EXERCISE PROMPT> Below is some material; set it all down exactly, apart from the pictures.

— START OF DATASET CONTENT —

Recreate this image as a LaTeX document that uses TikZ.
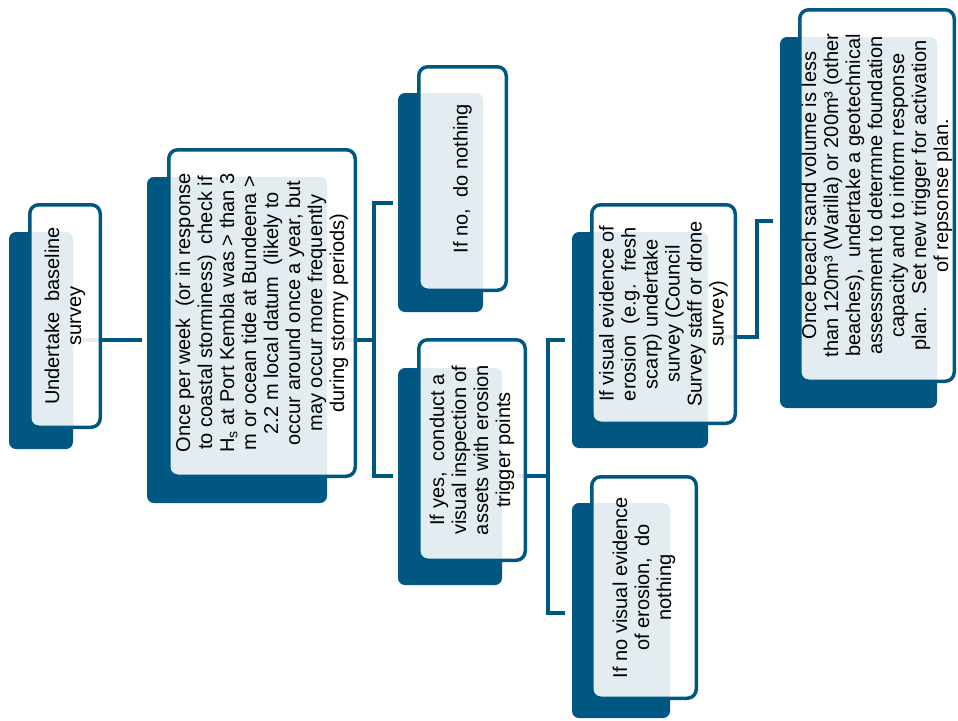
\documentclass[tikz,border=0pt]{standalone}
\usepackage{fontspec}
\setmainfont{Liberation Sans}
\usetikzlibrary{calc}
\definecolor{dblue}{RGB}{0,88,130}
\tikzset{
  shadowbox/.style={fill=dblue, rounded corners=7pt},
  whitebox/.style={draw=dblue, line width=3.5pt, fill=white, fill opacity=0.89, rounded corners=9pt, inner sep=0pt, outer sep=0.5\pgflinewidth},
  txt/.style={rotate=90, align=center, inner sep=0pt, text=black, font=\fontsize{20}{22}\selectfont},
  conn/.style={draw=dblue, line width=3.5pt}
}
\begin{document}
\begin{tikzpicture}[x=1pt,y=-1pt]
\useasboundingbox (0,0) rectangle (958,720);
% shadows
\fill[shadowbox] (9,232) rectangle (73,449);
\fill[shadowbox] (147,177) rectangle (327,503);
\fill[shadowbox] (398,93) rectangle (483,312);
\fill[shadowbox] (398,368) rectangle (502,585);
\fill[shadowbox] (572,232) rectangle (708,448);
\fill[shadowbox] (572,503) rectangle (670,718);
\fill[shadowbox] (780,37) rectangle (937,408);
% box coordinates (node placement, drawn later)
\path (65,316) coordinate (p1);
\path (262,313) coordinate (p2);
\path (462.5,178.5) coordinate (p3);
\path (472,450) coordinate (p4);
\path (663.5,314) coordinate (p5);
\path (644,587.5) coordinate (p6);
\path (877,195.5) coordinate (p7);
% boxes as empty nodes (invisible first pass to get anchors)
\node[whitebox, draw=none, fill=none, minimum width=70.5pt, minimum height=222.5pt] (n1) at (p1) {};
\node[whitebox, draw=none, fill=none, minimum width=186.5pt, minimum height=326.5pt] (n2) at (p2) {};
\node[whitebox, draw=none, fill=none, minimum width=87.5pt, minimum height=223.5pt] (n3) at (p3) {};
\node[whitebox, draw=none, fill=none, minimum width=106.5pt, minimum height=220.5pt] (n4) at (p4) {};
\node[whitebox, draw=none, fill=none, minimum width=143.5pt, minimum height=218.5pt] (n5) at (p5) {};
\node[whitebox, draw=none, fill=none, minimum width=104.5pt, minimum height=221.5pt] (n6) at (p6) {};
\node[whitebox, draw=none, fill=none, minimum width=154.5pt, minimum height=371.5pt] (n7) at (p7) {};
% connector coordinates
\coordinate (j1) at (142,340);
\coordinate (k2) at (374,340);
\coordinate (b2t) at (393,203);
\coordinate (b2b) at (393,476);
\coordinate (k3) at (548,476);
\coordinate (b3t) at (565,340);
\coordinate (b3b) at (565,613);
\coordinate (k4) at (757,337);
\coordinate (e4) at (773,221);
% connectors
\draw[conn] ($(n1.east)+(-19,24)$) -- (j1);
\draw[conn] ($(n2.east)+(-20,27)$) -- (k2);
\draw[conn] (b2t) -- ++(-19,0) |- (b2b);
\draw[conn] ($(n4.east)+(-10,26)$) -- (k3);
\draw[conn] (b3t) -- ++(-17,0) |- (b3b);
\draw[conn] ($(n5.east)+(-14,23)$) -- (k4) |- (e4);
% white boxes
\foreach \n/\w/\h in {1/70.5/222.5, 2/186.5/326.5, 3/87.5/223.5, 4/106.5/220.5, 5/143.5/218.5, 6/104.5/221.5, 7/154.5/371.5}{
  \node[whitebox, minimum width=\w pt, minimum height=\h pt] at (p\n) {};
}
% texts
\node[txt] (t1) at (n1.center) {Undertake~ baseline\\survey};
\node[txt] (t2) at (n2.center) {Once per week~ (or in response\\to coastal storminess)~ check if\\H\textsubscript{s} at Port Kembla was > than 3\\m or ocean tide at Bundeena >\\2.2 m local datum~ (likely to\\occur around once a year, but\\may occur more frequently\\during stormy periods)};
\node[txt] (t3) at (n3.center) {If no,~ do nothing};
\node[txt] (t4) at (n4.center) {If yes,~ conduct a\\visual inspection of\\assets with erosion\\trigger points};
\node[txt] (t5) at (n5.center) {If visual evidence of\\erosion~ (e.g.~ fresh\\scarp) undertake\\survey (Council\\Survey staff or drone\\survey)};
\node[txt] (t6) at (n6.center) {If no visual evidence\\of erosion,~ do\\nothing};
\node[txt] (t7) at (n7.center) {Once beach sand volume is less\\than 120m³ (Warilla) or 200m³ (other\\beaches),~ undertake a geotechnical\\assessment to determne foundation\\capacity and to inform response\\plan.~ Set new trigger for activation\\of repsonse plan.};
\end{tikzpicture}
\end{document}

— END OF DATASET CONTENT —

FINAL RESULT>
Recreate this image as a LaTeX document that uses TikZ.
\documentclass[tikz,border=0pt]{standalone}
\usepackage{fontspec}
\setmainfont{Liberation Sans}
\usetikzlibrary{calc}
\definecolor{dblue}{RGB}{0,88,130}
\tikzset{
  shadowbox/.style={fill=dblue, rounded corners=7pt},
  whitebox/.style={draw=dblue, line width=3.5pt, fill=white, fill opacity=0.89, rounded corners=9pt, inner sep=0pt, outer sep=0.5\pgflinewidth},
  txt/.style={rotate=90, align=center, inner sep=0pt, text=black, font=\fontsize{20}{22}\selectfont},
  conn/.style={draw=dblue, line width=3.5pt}
}
\begin{document}
\begin{tikzpicture}[x=1pt,y=-1pt]
\useasboundingbox (0,0) rectangle (958,720);
% shadows
\fill[shadowbox] (9,232) rectangle (73,449);
\fill[shadowbox] (147,177) rectangle (327,503);
\fill[shadowbox] (398,93) rectangle (483,312);
\fill[shadowbox] (398,368) rectangle (502,585);
\fill[shadowbox] (572,232) rectangle (708,448);
\fill[shadowbox] (572,503) rectangle (670,718);
\fill[shadowbox] (780,37) rectangle (937,408);
% box coordinates (node placement, drawn later)
\path (65,316) coordinate (p1);
\path (262,313) coordinate (p2);
\path (462.5,178.5) coordinate (p3);
\path (472,450) coordinate (p4);
\path (663.5,314) coordinate (p5);
\path (644,587.5) coordinate (p6);
\path (877,195.5) coordinate (p7);
% boxes as empty nodes (invisible first pass to get anchors)
\node[whitebox, draw=none, fill=none, minimum width=70.5pt, minimum height=222.5pt] (n1) at (p1) {};
\node[whitebox, draw=none, fill=none, minimum width=186.5pt, minimum height=326.5pt] (n2) at (p2) {};
\node[whitebox, draw=none, fill=none, minimum width=87.5pt, minimum height=223.5pt] (n3) at (p3) {};
\node[whitebox, draw=none, fill=none, minimum width=106.5pt, minimum height=220.5pt] (n4) at (p4) {};
\node[whitebox, draw=none, fill=none, minimum width=143.5pt, minimum height=218.5pt] (n5) at (p5) {};
\node[whitebox, draw=none, fill=none, minimum width=104.5pt, minimum height=221.5pt] (n6) at (p6) {};
\node[whitebox, draw=none, fill=none, minimum width=154.5pt, minimum height=371.5pt] (n7) at (p7) {};
% connector coordinates
\coordinate (j1) at (142,340);
\coordinate (k2) at (374,340);
\coordinate (b2t) at (393,203);
\coordinate (b2b) at (393,476);
\coordinate (k3) at (548,476);
\coordinate (b3t) at (565,340);
\coordinate (b3b) at (565,613);
\coordinate (k4) at (757,337);
\coordinate (e4) at (773,221);
% connectors
\draw[conn] ($(n1.east)+(-19,24)$) -- (j1);
\draw[conn] ($(n2.east)+(-20,27)$) -- (k2);
\draw[conn] (b2t) -- ++(-19,0) |- (b2b);
\draw[conn] ($(n4.east)+(-10,26)$) -- (k3);
\draw[conn] (b3t) -- ++(-17,0) |- (b3b);
\draw[conn] ($(n5.east)+(-14,23)$) -- (k4) |- (e4);
% white boxes
\foreach \n/\w/\h in {1/70.5/222.5, 2/186.5/326.5, 3/87.5/223.5, 4/106.5/220.5, 5/143.5/218.5, 6/104.5/221.5, 7/154.5/371.5}{
  \node[whitebox, minimum width=\w pt, minimum height=\h pt] at (p\n) {};
}
% texts
\node[txt] (t1) at (n1.center) {Undertake~ baseline\\survey};
\node[txt] (t2) at (n2.center) {Once per week~ (or in response\\to coastal storminess)~ check if\\H\textsubscript{s} at Port Kembla was > than 3\\m or ocean tide at Bundeena >\\2.2 m local datum~ (likely to\\occur around once a year, but\\may occur more frequently\\during stormy periods)};
\node[txt] (t3) at (n3.center) {If no,~ do nothing};
\node[txt] (t4) at (n4.center) {If yes,~ conduct a\\visual inspection of\\assets with erosion\\trigger points};
\node[txt] (t5) at (n5.center) {If visual evidence of\\erosion~ (e.g.~ fresh\\scarp) undertake\\survey (Council\\Survey staff or drone\\survey)};
\node[txt] (t6) at (n6.center) {If no visual evidence\\of erosion,~ do\\nothing};
\node[txt] (t7) at (n7.center) {Once beach sand volume is less\\than 120m³ (Warilla) or 200m³ (other\\beaches),~ undertake a geotechnical\\assessment to determne foundation\\capacity and to inform response\\plan.~ Set new trigger for activation\\of repsonse plan.};
\end{tikzpicture}
\end{document}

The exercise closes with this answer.